Handling resources

I have a fairly complex kernel that I would like to run. Problem is that I get the message “too many resources…” after I have written about one quarter of it. After using the “–ptxas-options=-v” option I get that I am using 18 registers and ~12k shared memory.

In my case it seems like the register count that are the troublesome part. I can’t go smaller than (512, 1, 1) in block size. So that gives me a limit of 16 registers (16 x 512 = 8192, which is the limit right?).

So what can I do/think of when I am coding to keep the register count low? I use some texture-lookups that I guess that I could move to global memory, but I would like to keep them if possible. Tips and tricks anyone?

(Using CUDA 2.0 and a 8800 Ultra)

You should go lower in number of threads per block really. If you have 75% of your kernel not written yet, you will probably not be able to keep your registercount 16 or lower.

You might try to tell nvcc --maxregs=16, but that will make your kernel use (slow) local memory. But if you really have no option to go lower than 512 threads, that might be your best solution.

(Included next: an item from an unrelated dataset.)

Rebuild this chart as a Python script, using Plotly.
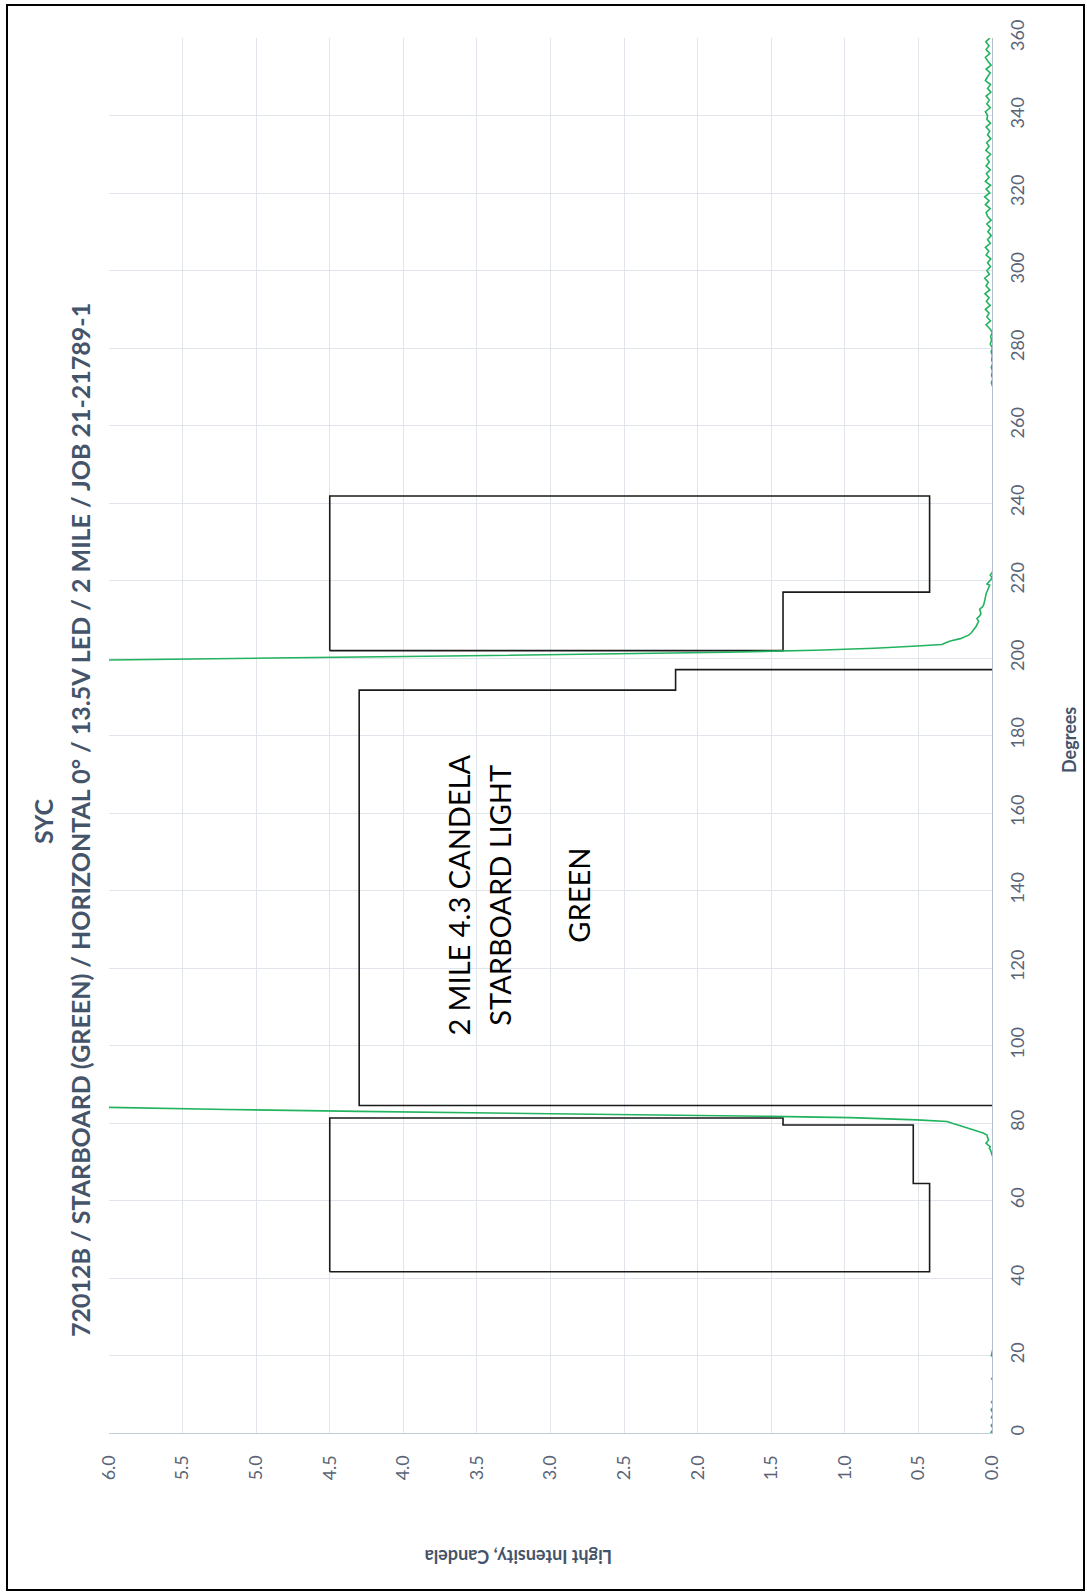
import plotly.graph_objects as go

# ---------------- data ----------------
# measured green light intensity (candela) vs. angle (degrees)
deg_start = [0, 1, 2, 3, 4, 5, 6, 7, 8, 9, 10, 11, 12, 13, 14, 15, 16, 17, 18, 19, 20]
int_start = [0.01, -0.01, 0.005, -0.02, 0.004, -0.01, 0.006, -0.015, 0.003, -0.02, -0.01,
             -0.02, -0.015, -0.02, 0.002, -0.02, -0.01, -0.02, -0.015, -0.02, 0.004]
deg_low_a = [24, 30, 38, 46, 54, 62, 68, 71]
int_low_a = [-0.02, -0.015, -0.02, -0.02, -0.018, -0.02, -0.015, -0.01]
deg_rise = [71.8, 72.5, 73.0, 73.5, 73.9, 74.4, 74.8, 75.3, 75.7, 76.2, 76.9, 77.4, 77.8,
            78.4, 79.0, 79.3, 79.8, 80.4, 80.8, 81.1, 81.4, 81.7, 82.0, 82.5, 83.0, 83.5,
            84.0, 84.4]
int_rise = [0.0, 0.005, 0.01, 0.018, 0.012, 0.03, 0.041, 0.03, 0.023, 0.03, 0.034, 0.06,
            0.091, 0.13, 0.18, 0.215, 0.26, 0.306, 0.51, 0.75, 0.963, 1.5, 2.2, 3.2, 4.3,
            5.2, 6.0, 7.2]
deg_mid = [86, 100, 120, 140, 160, 180, 196, 198.8]
int_mid = [9.0, 9.8, 10.3, 10.5, 10.4, 10.0, 9.4, 7.5]
deg_fall = [199.6, 200.0, 200.5, 201.0, 201.5, 202.0, 202.5, 203.1, 203.5, 204.0, 204.4,
            205.0, 205.5, 205.9, 206.5, 207.2, 207.7, 208.2, 208.8, 209.4, 210.2, 210.8,
            211.5, 212.0, 212.6, 213.2, 213.7, 214.7, 215.8, 216.6, 217.5, 218.2, 218.8,
            219.1, 219.6, 220.2, 220.8, 221.4, 222.0, 222.6]
int_fall = [6.0, 4.9, 3.7, 2.6, 1.8, 1.2, 0.8, 0.51, 0.34, 0.31, 0.283, 0.215, 0.18, 0.159,
            0.14, 0.125, 0.115, 0.107, 0.1, 0.091, 0.102, 0.085, 0.075, 0.078, 0.084, 0.065,
            0.057, 0.05, 0.046, 0.04, 0.03, 0.022, 0.016, 0.034, 0.02, 0.008, 0.0, 0.012,
            0.0, -0.01]
deg_low_b = [224, 230, 238, 246, 254, 262, 268]
int_low_b = [-0.02, -0.018, -0.02, -0.015, -0.02, -0.018, -0.015]
deg_tail = list(range(270, 361))
int_tail = [-0.005, 0.004, -0.006, 0.003, -0.004, 0.005, -0.005, 0.002, -0.003, 0.006,
            -0.004, 0.012, 0.003, 0.009, -0.002, 0.015, 0.04, 0.01, 0.035, 0.02,
            0.045, 0.012, 0.038, 0.02, 0.048, 0.015, 0.04, 0.025, 0.05, 0.018,
            0.035, 0.01, 0.03, 0.008, 0.04, 0.022, 0.045, 0.012, 0.03, 0.005,
            0.028, 0.01, 0.035, 0.006, 0.03, 0.04, 0.012, 0.045, 0.02, 0.05,
            0.015, 0.04, 0.01, 0.045, 0.02, 0.038, 0.012, 0.04, 0.018, 0.035,
            0.01, 0.042, 0.02, 0.036, 0.008, 0.03, 0.015, 0.04, 0.01, 0.035,
            0.03, 0.045, 0.012, 0.035, 0.018, 0.04, 0.008, 0.03, 0.01, 0.045,
            0.03, 0.012, 0.04, 0.006, 0.028, 0.045, 0.015, 0.04, 0.02, 0.042,
            0.015]

# requirement boundary lines (intensity, degrees)
req_min_int = [0.0, 4.3, 4.3, 2.15, 2.15, 0.0]
req_min_deg = [84.5, 84.5, 191.7, 191.7, 197.0, 197.0]
box_left_int = [4.5, 0.424, 0.424, 0.535, 0.535, 1.42, 1.42, 4.5, 4.5]
box_left_deg = [41.6, 41.6, 64.4, 64.4, 79.5, 79.5, 81.3, 81.3, 41.6]
box_right_int = [4.5, 1.42, 1.42, 0.424, 0.424, 4.5, 4.5]
box_right_deg = [201.9, 201.9, 217.0, 217.0, 241.8, 241.8, 201.9]

deg_ticks = list(range(0, 361, 20))
int_ticks = [0.0, 0.5, 1.0, 1.5, 2.0, 2.5, 3.0, 3.5, 4.0, 4.5, 5.0, 5.5, 6.0]

title_1 = "SYC"
title_2 = "72012B / STARBOARD (GREEN) / HORIZONTAL 0° / 13.5V LED / 2 MILE / JOB 21-21789-1"
note_lines = ["2 MILE 4.3 CANDELA", "STARBOARD LIGHT", "GREEN"]

# ---------------- figure ----------------
deg_all = deg_start + deg_low_a + deg_rise + deg_mid + deg_fall + deg_low_b + deg_tail
int_all = int_start + int_low_a + int_rise + int_mid + int_fall + int_low_b + int_tail

fig = go.Figure()
black = "#1a1a1a"
for xs, ys in [(box_left_int, box_left_deg), (req_min_int, req_min_deg),
               (box_right_int, box_right_deg)]:
    fig.add_trace(go.Scatter(x=xs, y=ys, mode="lines",
                             line=dict(color=black, width=1.6), showlegend=False,
                             hoverinfo="skip"))
fig.add_trace(go.Scatter(x=int_all, y=deg_all, mode="lines",
                         line=dict(color="#22b35e", width=1.6), showlegend=False))

W, H = 1087, 1596
L, R, T, B = 109, 95, 38, 163
pw, ph = W - L - R, H - T - B


def px(xp):
    return (xp - L) / pw


def py(yp):
    return (H - B - yp) / ph


tick_col = "#596476"
title_col = "#44546A"
font_main = "Lato"

fig.update_layout(
    width=W, height=H,
    margin=dict(l=L, r=R, t=T, b=B),
    paper_bgcolor="white", plot_bgcolor="white",
    font=dict(family=font_main, color=tick_col),
    xaxis=dict(range=[6, 0], tickvals=int_ticks, tickformat=".1f", tickangle=-90,
               showgrid=True, gridcolor="#e0e4eb", gridwidth=1, zeroline=False,
               showline=True, linecolor="#c3cbd8", linewidth=1, ticks="",
               tickfont=dict(size=18, color=tick_col, family=font_main),
               ticklabelstandoff=14),
    yaxis=dict(range=[0, 360], tickvals=deg_ticks, side="right", tickangle=-90,
               showgrid=True, gridcolor="#e0e4eb", gridwidth=1, zeroline=False,
               showline=True, linecolor="#b3bfd0", linewidth=1.2, ticks="",
               tickfont=dict(size=18, color=tick_col, family=font_main),
               ticklabelstandoff=9),
)

# outer frame
fig.add_shape(type="rect", xref="paper", yref="paper",
              x0=px(7), x1=px(1084), y0=py(1590), y1=py(5),
              line=dict(color="black", width=2), fillcolor="rgba(0,0,0,0)")

# titles (rotated)
fig.add_annotation(xref="paper", yref="paper", x=px(43), y=py(822), text=f"<b>{title_1}</b>",
                   textangle=-90, showarrow=False, xanchor="center", yanchor="middle",
                   font=dict(size=25, color=title_col, family=font_main))
fig.add_annotation(xref="paper", yref="paper", x=px(80), y=py(820), text=f"<b>{title_2}</b>",
                   textangle=-90, showarrow=False, xanchor="center", yanchor="middle",
                   font=dict(size=25, color=title_col, family=font_main))
# axis titles
fig.add_annotation(xref="paper", yref="paper", x=px(1069), y=py(740), text="<b>Degrees</b>",
                   textangle=-90, showarrow=False, xanchor="center", yanchor="middle",
                   font=dict(size=18, color=title_col, family=font_main))
fig.add_annotation(xref="paper", yref="paper", x=px(519), y=py(1557),
                   text="<b>Light Intensity, Candela</b>",
                   textangle=180, showarrow=False, xanchor="center", yanchor="middle",
                   font=dict(size=18, color=title_col, family=font_main))

# note text inside the plot
note_pos = [(3.628, 138.7), (3.349, 138.7), (2.812, 138.7)]
for txt, (xi, yd) in zip(note_lines, note_pos):
    fig.add_annotation(x=xi, y=yd, xref="x", yref="y", text=txt, textangle=-90,
                       showarrow=False, xanchor="center", yanchor="middle",
                       font=dict(size=29, color="black", family=font_main))

fig.write_html(
    "out.html",
    config={"displayModeBar": False},
    post_script="document.body.style.margin='0';document.body.style.padding='0';"
                "document.documentElement.style.overflow='hidden';"
                "document.body.style.overflow='hidden';",
)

Keeping register count low:

  1. use shared memory, but not always very succesfull, but you have 4k left, so 2 floats per thread could be stored there. Preferably values that need to be around from beginning to the end of your kernel
  2. recalculate values. I had a kernel where I would calculate & use an index in the beginning and in the end use it again. Calculating the index again at the end made the register to keep the value available in the meantime for other variables.